# DIRECTIONS FOR THIS TASK
Exactly and only the lines from the one containing "Write the matplotlib code for this chart." through the one containing "from matplotlib.lines import Line2D" belong in your copy. Pictures do not.

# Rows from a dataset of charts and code
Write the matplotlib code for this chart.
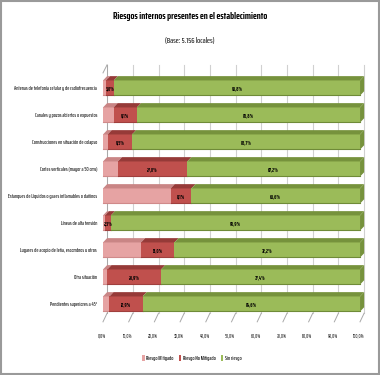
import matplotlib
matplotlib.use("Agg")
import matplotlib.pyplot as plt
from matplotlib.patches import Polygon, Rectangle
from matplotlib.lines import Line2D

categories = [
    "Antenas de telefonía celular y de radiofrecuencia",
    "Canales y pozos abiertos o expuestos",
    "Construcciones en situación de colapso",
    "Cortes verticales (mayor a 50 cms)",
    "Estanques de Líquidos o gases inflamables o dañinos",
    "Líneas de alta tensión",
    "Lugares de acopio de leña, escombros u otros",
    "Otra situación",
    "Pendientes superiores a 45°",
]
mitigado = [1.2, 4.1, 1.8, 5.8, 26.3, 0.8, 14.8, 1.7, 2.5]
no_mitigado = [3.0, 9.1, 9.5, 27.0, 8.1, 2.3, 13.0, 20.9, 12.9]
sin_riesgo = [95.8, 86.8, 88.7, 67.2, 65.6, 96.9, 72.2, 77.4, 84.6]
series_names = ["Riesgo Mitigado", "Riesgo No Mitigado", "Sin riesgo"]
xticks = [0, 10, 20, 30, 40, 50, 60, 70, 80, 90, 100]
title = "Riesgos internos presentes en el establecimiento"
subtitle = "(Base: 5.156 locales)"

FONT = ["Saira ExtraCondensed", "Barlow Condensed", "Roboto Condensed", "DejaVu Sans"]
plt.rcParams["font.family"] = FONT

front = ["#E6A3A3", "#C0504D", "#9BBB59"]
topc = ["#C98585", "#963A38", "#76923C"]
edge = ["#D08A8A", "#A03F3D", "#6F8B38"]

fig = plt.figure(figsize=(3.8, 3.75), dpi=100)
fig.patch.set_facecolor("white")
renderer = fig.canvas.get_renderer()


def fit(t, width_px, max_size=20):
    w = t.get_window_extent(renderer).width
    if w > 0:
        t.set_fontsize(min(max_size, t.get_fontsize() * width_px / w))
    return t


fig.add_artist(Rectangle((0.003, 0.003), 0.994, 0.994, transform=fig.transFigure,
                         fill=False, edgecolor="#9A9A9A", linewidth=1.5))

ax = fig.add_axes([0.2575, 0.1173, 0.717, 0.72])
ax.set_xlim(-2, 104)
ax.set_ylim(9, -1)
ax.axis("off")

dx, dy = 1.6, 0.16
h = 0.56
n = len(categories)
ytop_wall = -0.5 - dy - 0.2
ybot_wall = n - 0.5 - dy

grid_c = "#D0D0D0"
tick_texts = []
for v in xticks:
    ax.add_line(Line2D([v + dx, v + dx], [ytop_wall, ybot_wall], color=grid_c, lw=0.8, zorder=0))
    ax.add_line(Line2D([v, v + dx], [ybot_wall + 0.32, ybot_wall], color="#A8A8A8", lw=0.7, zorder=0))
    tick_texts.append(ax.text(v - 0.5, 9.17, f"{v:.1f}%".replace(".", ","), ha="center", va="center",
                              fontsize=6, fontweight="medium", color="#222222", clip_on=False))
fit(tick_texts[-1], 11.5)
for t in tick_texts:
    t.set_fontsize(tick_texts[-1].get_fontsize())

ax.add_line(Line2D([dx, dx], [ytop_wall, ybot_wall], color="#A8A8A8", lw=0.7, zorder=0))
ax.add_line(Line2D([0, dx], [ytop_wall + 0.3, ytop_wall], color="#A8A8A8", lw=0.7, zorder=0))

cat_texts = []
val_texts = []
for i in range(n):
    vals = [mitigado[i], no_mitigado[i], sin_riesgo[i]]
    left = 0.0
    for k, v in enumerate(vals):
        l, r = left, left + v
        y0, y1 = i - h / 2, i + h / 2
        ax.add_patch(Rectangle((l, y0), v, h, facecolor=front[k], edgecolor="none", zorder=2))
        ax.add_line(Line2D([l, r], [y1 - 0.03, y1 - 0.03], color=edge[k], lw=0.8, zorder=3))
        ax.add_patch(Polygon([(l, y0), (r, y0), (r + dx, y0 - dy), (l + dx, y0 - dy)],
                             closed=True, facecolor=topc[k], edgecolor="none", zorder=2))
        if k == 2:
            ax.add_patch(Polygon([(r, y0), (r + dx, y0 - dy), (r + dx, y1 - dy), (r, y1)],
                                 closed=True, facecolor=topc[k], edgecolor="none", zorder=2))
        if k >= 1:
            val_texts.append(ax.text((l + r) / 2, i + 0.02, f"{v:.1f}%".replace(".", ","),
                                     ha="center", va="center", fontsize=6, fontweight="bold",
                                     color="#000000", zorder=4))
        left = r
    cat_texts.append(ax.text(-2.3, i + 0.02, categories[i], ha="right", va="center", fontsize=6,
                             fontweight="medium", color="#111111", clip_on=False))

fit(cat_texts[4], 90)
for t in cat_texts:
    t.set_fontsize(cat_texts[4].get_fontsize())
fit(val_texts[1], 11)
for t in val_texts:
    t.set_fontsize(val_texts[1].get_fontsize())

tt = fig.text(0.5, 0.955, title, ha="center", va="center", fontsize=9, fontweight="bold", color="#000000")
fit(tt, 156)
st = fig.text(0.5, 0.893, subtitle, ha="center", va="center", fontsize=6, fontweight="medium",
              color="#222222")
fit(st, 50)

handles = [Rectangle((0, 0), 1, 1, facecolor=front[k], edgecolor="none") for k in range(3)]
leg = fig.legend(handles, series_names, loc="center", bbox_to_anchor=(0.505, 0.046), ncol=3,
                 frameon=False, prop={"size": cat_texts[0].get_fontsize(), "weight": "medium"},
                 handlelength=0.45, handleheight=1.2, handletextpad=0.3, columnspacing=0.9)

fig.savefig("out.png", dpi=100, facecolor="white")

...

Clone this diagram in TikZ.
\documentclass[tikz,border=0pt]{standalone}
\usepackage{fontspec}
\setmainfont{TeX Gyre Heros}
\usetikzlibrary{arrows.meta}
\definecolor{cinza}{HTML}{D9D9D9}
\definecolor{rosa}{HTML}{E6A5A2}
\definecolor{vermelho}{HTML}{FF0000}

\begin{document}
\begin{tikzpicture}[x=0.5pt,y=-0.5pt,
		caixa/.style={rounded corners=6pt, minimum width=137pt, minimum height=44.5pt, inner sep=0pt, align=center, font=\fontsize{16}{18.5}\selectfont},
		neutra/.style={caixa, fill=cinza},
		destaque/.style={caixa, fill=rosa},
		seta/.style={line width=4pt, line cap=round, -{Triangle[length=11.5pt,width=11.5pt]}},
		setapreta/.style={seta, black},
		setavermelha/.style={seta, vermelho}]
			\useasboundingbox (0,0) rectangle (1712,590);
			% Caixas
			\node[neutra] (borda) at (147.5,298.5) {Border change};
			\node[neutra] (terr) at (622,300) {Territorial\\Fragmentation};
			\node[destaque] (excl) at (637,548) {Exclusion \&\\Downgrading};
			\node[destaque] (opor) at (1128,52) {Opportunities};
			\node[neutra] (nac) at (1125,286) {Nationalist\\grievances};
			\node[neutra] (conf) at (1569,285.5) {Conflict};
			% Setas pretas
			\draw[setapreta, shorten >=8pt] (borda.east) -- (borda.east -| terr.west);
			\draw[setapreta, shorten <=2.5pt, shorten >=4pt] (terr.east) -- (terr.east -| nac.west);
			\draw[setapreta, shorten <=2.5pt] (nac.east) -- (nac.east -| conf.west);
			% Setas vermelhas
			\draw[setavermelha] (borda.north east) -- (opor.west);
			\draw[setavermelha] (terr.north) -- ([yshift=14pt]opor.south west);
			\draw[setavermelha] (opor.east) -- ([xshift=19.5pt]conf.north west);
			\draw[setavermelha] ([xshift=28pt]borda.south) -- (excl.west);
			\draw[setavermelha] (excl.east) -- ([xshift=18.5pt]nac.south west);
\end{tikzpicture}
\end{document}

---

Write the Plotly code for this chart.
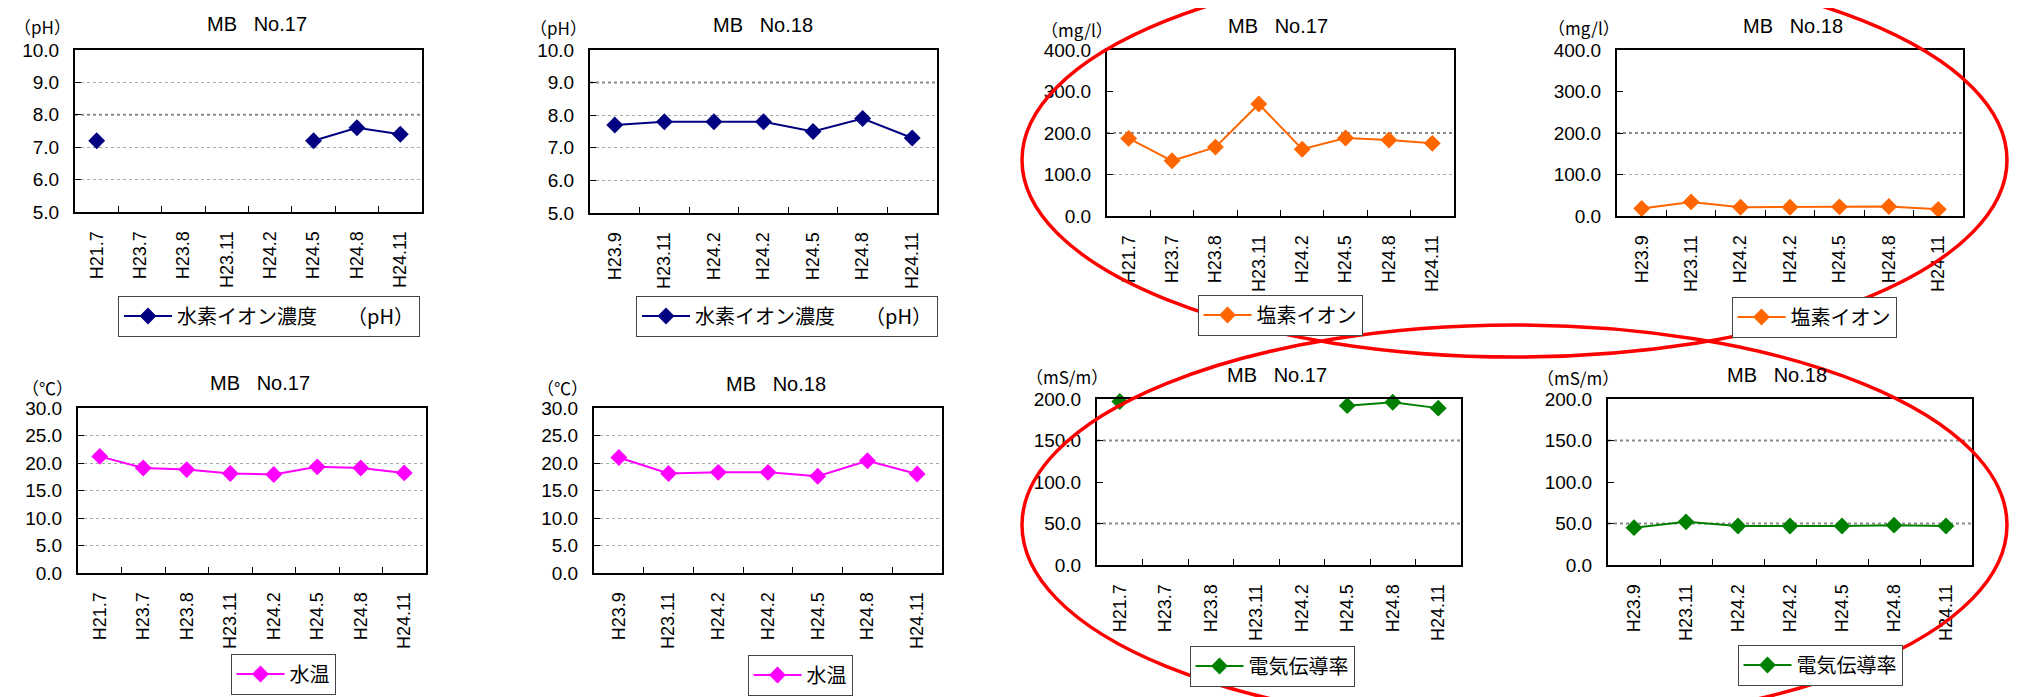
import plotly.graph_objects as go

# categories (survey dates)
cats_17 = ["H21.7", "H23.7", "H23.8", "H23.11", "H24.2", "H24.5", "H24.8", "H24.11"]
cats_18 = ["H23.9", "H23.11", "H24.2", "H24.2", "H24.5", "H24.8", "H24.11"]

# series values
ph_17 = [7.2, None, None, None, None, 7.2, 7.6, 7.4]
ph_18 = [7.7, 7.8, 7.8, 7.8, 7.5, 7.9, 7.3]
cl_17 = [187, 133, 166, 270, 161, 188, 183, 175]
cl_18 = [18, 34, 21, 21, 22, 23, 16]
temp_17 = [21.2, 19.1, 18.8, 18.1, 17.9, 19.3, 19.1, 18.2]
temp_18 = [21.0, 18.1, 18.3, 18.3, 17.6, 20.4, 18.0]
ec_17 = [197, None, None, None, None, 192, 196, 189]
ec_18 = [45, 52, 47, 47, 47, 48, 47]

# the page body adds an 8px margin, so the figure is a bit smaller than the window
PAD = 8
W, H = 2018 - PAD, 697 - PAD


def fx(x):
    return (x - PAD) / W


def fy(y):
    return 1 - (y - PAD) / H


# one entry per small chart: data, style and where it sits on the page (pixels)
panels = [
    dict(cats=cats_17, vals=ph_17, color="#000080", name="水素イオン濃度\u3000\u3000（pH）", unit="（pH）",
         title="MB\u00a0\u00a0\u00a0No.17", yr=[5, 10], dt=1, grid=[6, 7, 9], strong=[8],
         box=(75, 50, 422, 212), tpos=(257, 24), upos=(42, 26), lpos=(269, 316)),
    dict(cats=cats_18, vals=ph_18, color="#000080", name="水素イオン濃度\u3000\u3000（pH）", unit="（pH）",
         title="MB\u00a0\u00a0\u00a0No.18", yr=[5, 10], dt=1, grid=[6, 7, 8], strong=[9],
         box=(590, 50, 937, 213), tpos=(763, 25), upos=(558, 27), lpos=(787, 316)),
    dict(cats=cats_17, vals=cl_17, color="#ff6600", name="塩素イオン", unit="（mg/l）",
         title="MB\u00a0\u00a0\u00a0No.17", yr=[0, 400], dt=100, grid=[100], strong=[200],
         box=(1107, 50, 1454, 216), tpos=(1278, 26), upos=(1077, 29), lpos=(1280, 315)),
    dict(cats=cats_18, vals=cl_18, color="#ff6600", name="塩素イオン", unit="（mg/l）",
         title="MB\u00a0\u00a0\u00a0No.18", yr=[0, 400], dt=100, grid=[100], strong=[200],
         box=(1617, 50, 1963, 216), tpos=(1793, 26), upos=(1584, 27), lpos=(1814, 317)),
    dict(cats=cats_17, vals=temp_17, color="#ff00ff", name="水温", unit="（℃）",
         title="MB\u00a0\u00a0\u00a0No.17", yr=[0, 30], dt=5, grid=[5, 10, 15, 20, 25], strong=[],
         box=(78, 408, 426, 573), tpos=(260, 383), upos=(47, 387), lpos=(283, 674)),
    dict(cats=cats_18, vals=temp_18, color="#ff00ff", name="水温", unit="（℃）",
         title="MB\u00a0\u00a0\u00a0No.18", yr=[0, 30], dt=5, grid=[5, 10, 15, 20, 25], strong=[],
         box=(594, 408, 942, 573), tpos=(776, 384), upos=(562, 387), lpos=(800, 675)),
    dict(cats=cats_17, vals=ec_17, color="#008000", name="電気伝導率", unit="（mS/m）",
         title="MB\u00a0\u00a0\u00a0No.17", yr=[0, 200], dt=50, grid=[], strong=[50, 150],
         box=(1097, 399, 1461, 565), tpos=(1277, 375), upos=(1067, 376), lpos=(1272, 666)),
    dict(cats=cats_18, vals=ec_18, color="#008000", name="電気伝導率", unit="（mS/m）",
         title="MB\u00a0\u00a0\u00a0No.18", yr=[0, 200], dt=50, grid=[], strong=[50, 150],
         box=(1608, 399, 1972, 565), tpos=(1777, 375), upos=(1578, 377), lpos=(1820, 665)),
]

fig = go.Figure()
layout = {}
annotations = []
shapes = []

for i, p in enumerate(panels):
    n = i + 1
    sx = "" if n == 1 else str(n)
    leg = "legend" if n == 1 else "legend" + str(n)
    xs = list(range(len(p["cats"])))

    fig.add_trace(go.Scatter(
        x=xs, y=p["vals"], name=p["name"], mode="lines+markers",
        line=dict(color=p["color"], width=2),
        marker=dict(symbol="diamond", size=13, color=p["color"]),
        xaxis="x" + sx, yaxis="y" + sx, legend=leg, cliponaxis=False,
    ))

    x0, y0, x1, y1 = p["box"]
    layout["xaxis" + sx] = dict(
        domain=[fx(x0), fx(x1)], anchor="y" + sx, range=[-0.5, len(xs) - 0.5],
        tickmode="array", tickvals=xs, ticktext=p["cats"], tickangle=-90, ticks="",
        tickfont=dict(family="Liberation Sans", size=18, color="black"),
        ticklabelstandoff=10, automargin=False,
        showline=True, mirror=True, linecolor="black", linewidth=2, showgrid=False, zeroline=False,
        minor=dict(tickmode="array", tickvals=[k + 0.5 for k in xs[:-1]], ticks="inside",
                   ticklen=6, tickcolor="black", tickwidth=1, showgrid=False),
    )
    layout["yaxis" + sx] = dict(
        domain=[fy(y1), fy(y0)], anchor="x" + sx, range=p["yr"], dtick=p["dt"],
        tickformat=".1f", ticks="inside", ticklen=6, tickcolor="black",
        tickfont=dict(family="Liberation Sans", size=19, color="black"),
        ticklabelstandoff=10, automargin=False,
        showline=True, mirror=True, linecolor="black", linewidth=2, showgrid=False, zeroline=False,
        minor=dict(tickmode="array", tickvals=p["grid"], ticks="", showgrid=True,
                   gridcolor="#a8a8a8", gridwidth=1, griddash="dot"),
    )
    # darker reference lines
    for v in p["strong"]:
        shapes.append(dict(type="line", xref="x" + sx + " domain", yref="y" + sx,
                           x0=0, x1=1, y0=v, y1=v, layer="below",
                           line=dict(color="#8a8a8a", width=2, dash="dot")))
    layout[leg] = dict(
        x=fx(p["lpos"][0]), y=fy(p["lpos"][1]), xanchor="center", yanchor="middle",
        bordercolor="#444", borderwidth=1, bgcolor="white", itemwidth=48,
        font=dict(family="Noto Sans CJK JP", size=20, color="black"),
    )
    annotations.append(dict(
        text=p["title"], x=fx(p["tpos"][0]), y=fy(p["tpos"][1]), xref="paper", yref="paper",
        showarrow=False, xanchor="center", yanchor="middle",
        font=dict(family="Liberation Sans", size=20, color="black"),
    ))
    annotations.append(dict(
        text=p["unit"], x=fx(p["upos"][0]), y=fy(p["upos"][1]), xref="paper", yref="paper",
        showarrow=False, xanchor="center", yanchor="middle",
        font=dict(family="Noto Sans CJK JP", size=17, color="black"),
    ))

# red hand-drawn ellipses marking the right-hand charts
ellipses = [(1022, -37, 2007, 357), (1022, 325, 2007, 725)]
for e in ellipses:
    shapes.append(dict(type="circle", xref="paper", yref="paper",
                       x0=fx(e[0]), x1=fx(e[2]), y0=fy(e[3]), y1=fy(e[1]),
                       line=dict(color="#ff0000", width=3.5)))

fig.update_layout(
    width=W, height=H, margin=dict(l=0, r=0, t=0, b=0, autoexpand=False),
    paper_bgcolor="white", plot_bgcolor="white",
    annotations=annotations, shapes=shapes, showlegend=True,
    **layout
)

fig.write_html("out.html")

# RESPONSE
Write the matplotlib code for this chart.
import matplotlib
matplotlib.use("Agg")
import matplotlib.pyplot as plt
from matplotlib.patches import Polygon, Rectangle
from matplotlib.lines import Line2D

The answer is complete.